Scientific journals DO NOT publish articles for free – ever. You PAY to publish the articles as ‘advertisements’, and they charge by page, for figures over a limit, and color pages. Also, for the most part, scientists have to do ALL the work to get the articles to publishing quality, from text to images, to layout. The submission software then does a minor portion of the work. Most journals have a very tiny staff and therefore require only limited budgets.
“He suggests you write your reps”
I wrote my reps about how “WMD in Iraq” was all lies, and murdering innocent Muslims to steal their assets was wrong.
We all know how well that worked out.
wow $8.5k goes really far in congress.
If someone accepts taxpayer money, they should be REQUIRED to explain in detail what is being done with that money. If they don’t like the policy, tough shit! Then don’t ask for taxpayer money! If you want our money, you’re sure as Hell will tell us what you do with it!
Actually, you ARE required to submitt in detail the work you propose BEFORE you even have the possibility of getting funded. You then also report YEARLY on progress, and at the end of the graning period. Further, if you do not publish, that is heavily considered when decide if you will receive any new grants, so only highly productive scientists are funded. It’s the best bang for the bukc US taxpayers every spend. In fact, every dollar spent on science returns to the economy ten fold. Little else the government does can say that. .
Did you read the article? That may be how it works now, but companies are paying off congressmen to change that.

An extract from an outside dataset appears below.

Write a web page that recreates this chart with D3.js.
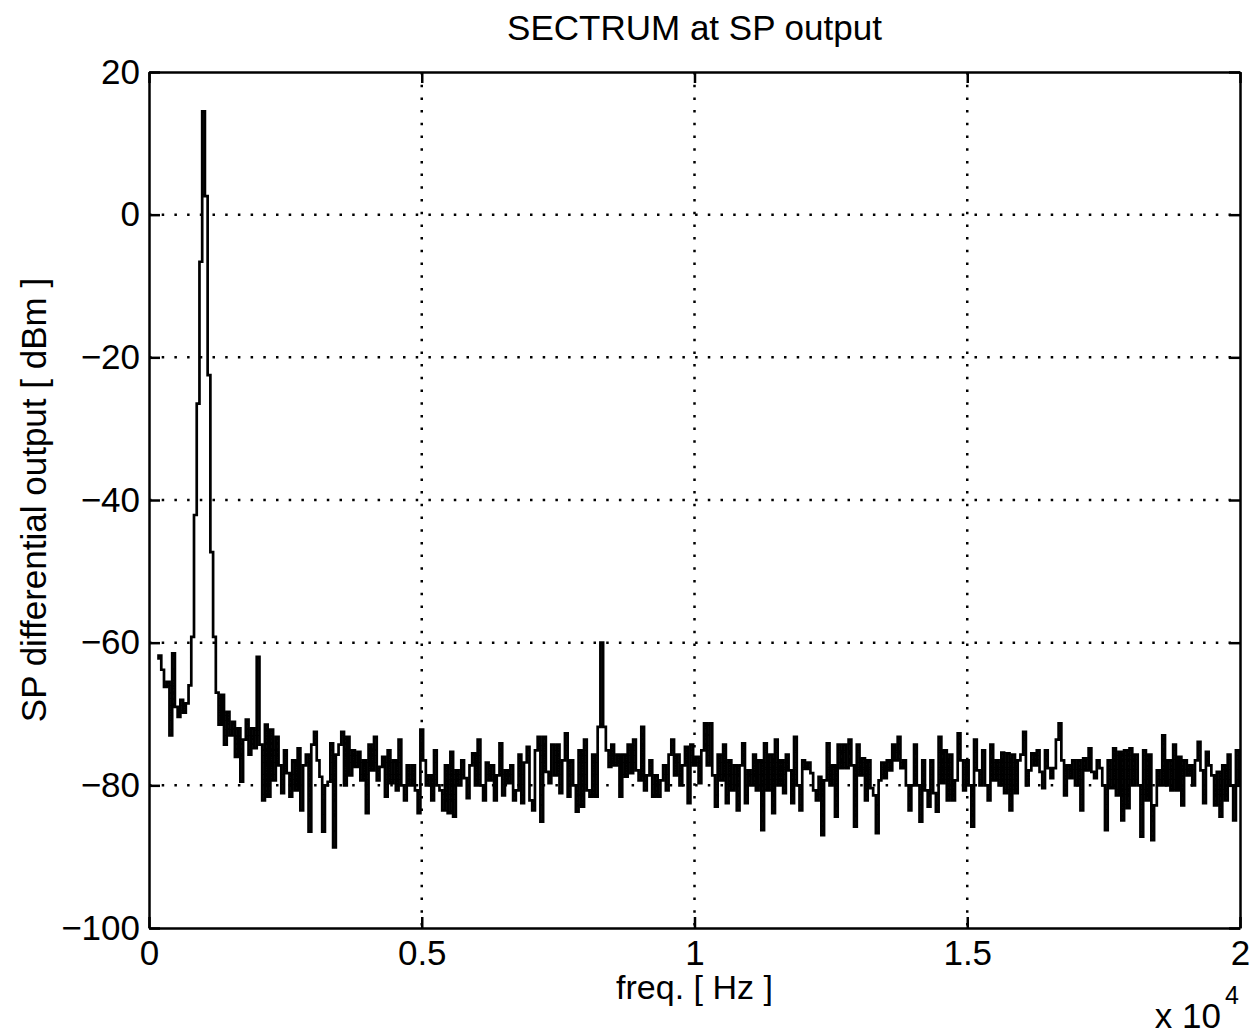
<!DOCTYPE html>
<html>
<head>
<meta charset="utf-8">
<script src="https://cdn.jsdelivr.net/npm/d3@7"></script>
<style>
	body { margin: 0; background: #fff; }
	svg { display: block; }
	text { font-family: "Liberation Sans", Arial, Helvetica, sans-serif; fill: #000; }
</style>
</head>
<body>
<div id="chart"></div>
<script>

const freqStep = 50;

// spectrum level in dBm, one value every 50 Hz, split in runs by start frequency
const lowStart = 150;
const lowLevels = [-62.2, -61.8, -63.8, -66.2, -65.5, -73.0, -61.5, -69.0, -70.4, -68.0, -69.8, -68.5,
	-66.0, -59.2, -42.1, -26.5, -6.6, 14.5, 2.6, -22.5, -47.3, -59.2, -67.0];

const harmStart = 1300;
const harmLevels = [-71.5, -67.3, -74.3, -69.7, -73.0, -71.1, -76.0, -72.0, -79.5, -73.6, -70.8, -75.7,
	-72.0, -74.8, -62.0, -74.3, -82.1, -71.5, -81.6, -72.2, -79.3, -73.2, -77.2, -81.1, -75.1, -78.3,
	-81.6, -76.5, -80.7, -74.8, -83.5];

const midStart = 2850;
const midLevels = [-77.2, -75.7, -86.5, -74.3, -72.5, -76.5, -78.8, -86.5, -80.0, -79.5, -74.1, -88.7,
	-75.7, -74.3, -72.5, -80.0, -73.2, -78.6, -75.1, -77.4, -75.3, -79.3, -76.5, -83.9, -74.3, -77.9,
	-73.2, -79.3, -77.4, -76.0, -81.6, -75.1];

const spurStart = 4450;
const spurLevels = [-79.7, -76.5, -80.7, -73.6, -80.0, -82.1, -77.2, -80.0, -77.2, -80.7,
	-83.9, -72.2, -76.5, -80.0, -78.6, -82.1, -75.1, -80.0, -80.7, -83.5,
	-77.2, -83.9, -75.3, -84.4, -77.9, -80.0, -76.5, -79.0, -81.8, -77.2,
	-75.5, -80.0, -73.6, -80.0, -82.1, -76.8, -79.3, -77.2, -82.1, -78.6,
	-74.1, -81.4, -77.9, -79.7, -77.2, -82.1, -80.7, -75.7, -82.5, -76.8,
	-74.6, -82.1, -83.5, -75.1, -73.2, -85.1, -73.2, -78.1, -79.7, -74.3,
	-78.6, -74.3, -81.1, -76.5, -72.7, -81.6, -76.5, -80.0, -83.7, -75.1,
	-83.0, -73.6, -80.7, -81.6, -75.7, -81.6, -71.8, -60.0, -71.8, -75.1,
	-77.4, -74.3, -77.2, -75.7, -81.6, -75.7, -78.8, -74.3, -78.3, -73.6,
	-77.9];

const highStart = 9000;
const highLevels = [-79.3, -71.8, -80.7, -78.6, -76.5, -81.6, -78.6, -81.6, -79.3, -77.2,
	-80.7, -75.7, -73.6, -78.6, -75.7, -80.0, -77.2, -74.6, -82.5, -74.3,
	-77.2, -76.0, -79.7, -75.1, -71.3, -77.2, -71.3, -78.6, -83.0, -75.7,
	-79.3, -74.3, -82.5, -76.5, -80.7, -77.2, -83.5, -77.2, -74.1, -82.5,
	-77.9, -80.0, -75.7, -80.7, -76.5, -86.3, -74.1, -80.7, -75.7, -83.9,
	-73.6, -80.0, -76.5, -81.1, -75.7, -77.9, -82.5, -73.2, -80.0, -83.5,
	-76.5, -77.7, -76.8, -78.3, -80.7, -82.1, -78.8, -87.0, -79.3, -74.1,
	-80.0];

const upperStart = 12550;
const upperLevels = [-77.2, -84.4, -74.3, -77.6, -74.3, -77.6, -73.6, -77.2, -85.8, -74.3,
	-78.6, -76.2, -82.1, -76.5, -80.4, -81.4, -86.7, -79.3, -76.8, -79.0,
	-76.5, -77.9, -74.3, -76.5, -73.2, -77.6, -76.5, -80.0, -83.5, -80.0,
	-74.3, -80.0, -85.1, -76.5, -80.7, -83.0, -76.5, -81.1, -83.7, -73.2,
	-79.7, -75.1, -82.1, -75.7, -82.1, -79.3, -72.7, -76.5, -80.7, -76.5,
	-80.0, -85.8, -73.6, -77.9, -80.0, -75.1, -80.0, -82.1, -74.3, -79.3,
	-76.5, -80.0, -75.4, -81.1, -75.5, -83.5, -75.7, -81.1, -76.5];

const topStart = 16000;
const topLevels = [-75.7, -72.5, -80.0, -77.9, -75.5, -77.2, -75.1, -78.1, -80.4, -75.1,
	-77.6, -79.0, -77.6, -73.6, -71.3, -76.5, -81.4, -77.2, -79.0, -76.5,
	-80.0, -76.5, -83.5, -76.2, -77.9, -74.8, -78.1, -79.0, -76.5, -77.6,
	-80.0, -86.3, -76.5, -80.4, -74.8, -81.4, -75.3, -84.9, -75.1, -83.2,
	-74.8, -80.0, -75.7, -80.0, -87.2, -75.1, -82.1, -75.7, -87.7, -82.8,
	-77.9, -80.0, -73.0, -80.0, -76.5, -80.7, -74.3, -80.7, -76.0, -82.8,
	-76.5, -78.6, -77.2, -80.0, -76.5, -73.9, -77.9, -82.5, -75.3, -77.2,
	-78.6, -82.8, -78.1, -84.4, -77.2, -82.1, -75.7, -80.0, -84.9, -75.1,
	-80.0];

const xTicks = [0, 5000, 10000, 15000, 20000];
const xTickLabels = ['0', '0.5', '1', '1.5', '2'];
const yTicks = [-100, -80, -60, -40, -20, 0, 20];

const runs = [
	[lowStart, lowLevels], [harmStart, harmLevels], [midStart, midLevels], [spurStart, spurLevels],
	[highStart, highLevels], [upperStart, upperLevels], [topStart, topLevels]
];

const spectrum = [];
runs.forEach(function(r){
	r[1].forEach(function(v, i){
		spectrum.push({ f: r[0] + i * freqStep, db: v });
	});
});

const width = 1254;
const height = 1036;
const margin = { top: 72, right: 14, bottom: 108, left: 149 };
const innerW = width - margin.left - margin.right;
const innerH = height - margin.top - margin.bottom;

const x = d3.scaleLinear().domain([0, 20000]).range([0, innerW]);
const y = d3.scaleLinear().domain([-100, 20]).range([innerH, 0]);

const svg = d3.select('#chart')
	.append('svg')
	.attr('width', width)
	.attr('height', height);

svg.append('text')
	.attr('x', margin.left + innerW / 2)
	.attr('y', 40)
	.attr('text-anchor', 'middle')
	.style('font-size', '35px')
	.text('SECTRUM at SP output');

const g = svg.append('g')
	.attr('transform', 'translate(' + margin.left + ',' + margin.top + ')');

// dotted grid
g.append('g').selectAll('line')
	.data(xTicks.slice(1, -1))
  .enter().append('line')
	.attr('x1', d => x(d)).attr('x2', d => x(d))
	.attr('y1', 0).attr('y2', innerH)
	.attr('stroke', '#000')
	.attr('stroke-width', 2.5)
	.attr('stroke-dasharray', '2.5,10.2');

g.append('g').selectAll('line')
	.data(yTicks.slice(1, -1))
  .enter().append('line')
	.attr('x1', 0).attr('x2', innerW)
	.attr('y1', d => y(d)).attr('y2', d => y(d))
	.attr('stroke', '#000')
	.attr('stroke-width', 2.5)
	.attr('stroke-dasharray', '2.5,10.2');

const line = d3.line()
	.x(d => x(d.f))
	.y(d => y(d.db))
	.curve(d3.curveStep);

g.append('path')
	.datum(spectrum)
	.attr('d', line)
	.attr('fill', 'none')
	.attr('stroke', '#000')
	.attr('stroke-width', 2.7);

const fmt = d => xTickLabels[xTicks.indexOf(d)];

const bottomAxis = g.append('g')
	.attr('transform', 'translate(0,' + innerH + ')')
	.call(d3.axisBottom(x).tickValues(xTicks).tickFormat(fmt)
		.tickSizeInner(-11).tickSizeOuter(0).tickPadding(12));

const topAxis = g.append('g')
	.call(d3.axisTop(x).tickValues(xTicks).tickFormat('')
		.tickSizeInner(-11).tickSizeOuter(0));

const leftAxis = g.append('g')
	.call(d3.axisLeft(y).tickValues(yTicks).tickFormat(d => d < 0 ? '\u2212' + Math.abs(d) : d)
		.tickSizeInner(-11).tickSizeOuter(0).tickPadding(9));

const rightAxis = g.append('g')
	.attr('transform', 'translate(' + innerW + ',0)')
	.call(d3.axisRight(y).tickValues(yTicks).tickFormat('')
		.tickSizeInner(-11).tickSizeOuter(0));

[bottomAxis, topAxis, leftAxis, rightAxis].forEach(function(a){
	a.select('.domain').attr('stroke', '#000').attr('stroke-width', 2.5);
	a.selectAll('.tick line').attr('stroke', '#000').attr('stroke-width', 2.5);
	a.selectAll('text').style('font-size', '35px').style('font-family', null);
});

svg.append('text')
	.attr('x', margin.left + innerW / 2)
	.attr('y', 999)
	.attr('text-anchor', 'middle')
	.style('font-size', '34px')
	.text('freq. [ Hz ]');

svg.append('text')
	.attr('transform', 'translate(46,' + (margin.top + innerH / 2) + ') rotate(-90)')
	.attr('text-anchor', 'middle')
	.style('font-size', '35px')
	.text('SP differential output [ dBm ]');

svg.append('text')
	.attr('x', 1221)
	.attr('y', 1028)
	.attr('text-anchor', 'end')
	.style('font-size', '35px')
	.text('x 10');

svg.append('text')
	.attr('x', 1225)
	.attr('y', 1004)
	.style('font-size', '25px')
	.text('4');

</script>
</body>
</html>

No, go back and read it again. The article pertains to published works. Simply, publishers who are required to provide a scientific paper after the first year of publication to the public for free, will no longer have to do so. This is wrong for many reasons. One of which I think will be important to you. The works in question have been funded by public funds and grants. These works are most useful to others using public funds and grants to further the work. How does it make sense for the public to generate content, and then allow a publisher to sell that content to the public. Costing additional funds for something that has already been bought once.
I do not know. It’s the government.
That’s one seriously bad bill.
This is just another example of IP law having been subsumed by the corporation. All I can say is, read books, then pass them along while we can still read.
I wonder if Americans will every put an end to their elected leaders taking their money and giving it to the filthy rich. We need to redefine treason to include elected or appointed government leaders that take an oath to protect America and Americans but consistently betray Americans for profit.
If we don’t give the government money to do research in the first place, this problem goes away.
Just because we have a corrupt government that does not mean that government serves no good function. Defunding government is like not paying your mortgage as a cost savings mechinism. It makes more sense to fix the problem, whereas cuting of its head will make things much much worse. The problem is not simple and if you think it is then simple is a way of life.
Yes, the federal government does serve a few functions. They’re contained in the constitution, and taking money from citizens involuntary to fund someone else’s pet research project is not one of them.
Please, for all of us reading your interpretation of the Constitution, define “promote the general welfare” for us?
It’s such a broad term, isn’t it, akagaga?
With all of your expertise in Constitutional law, please, school the rest of us.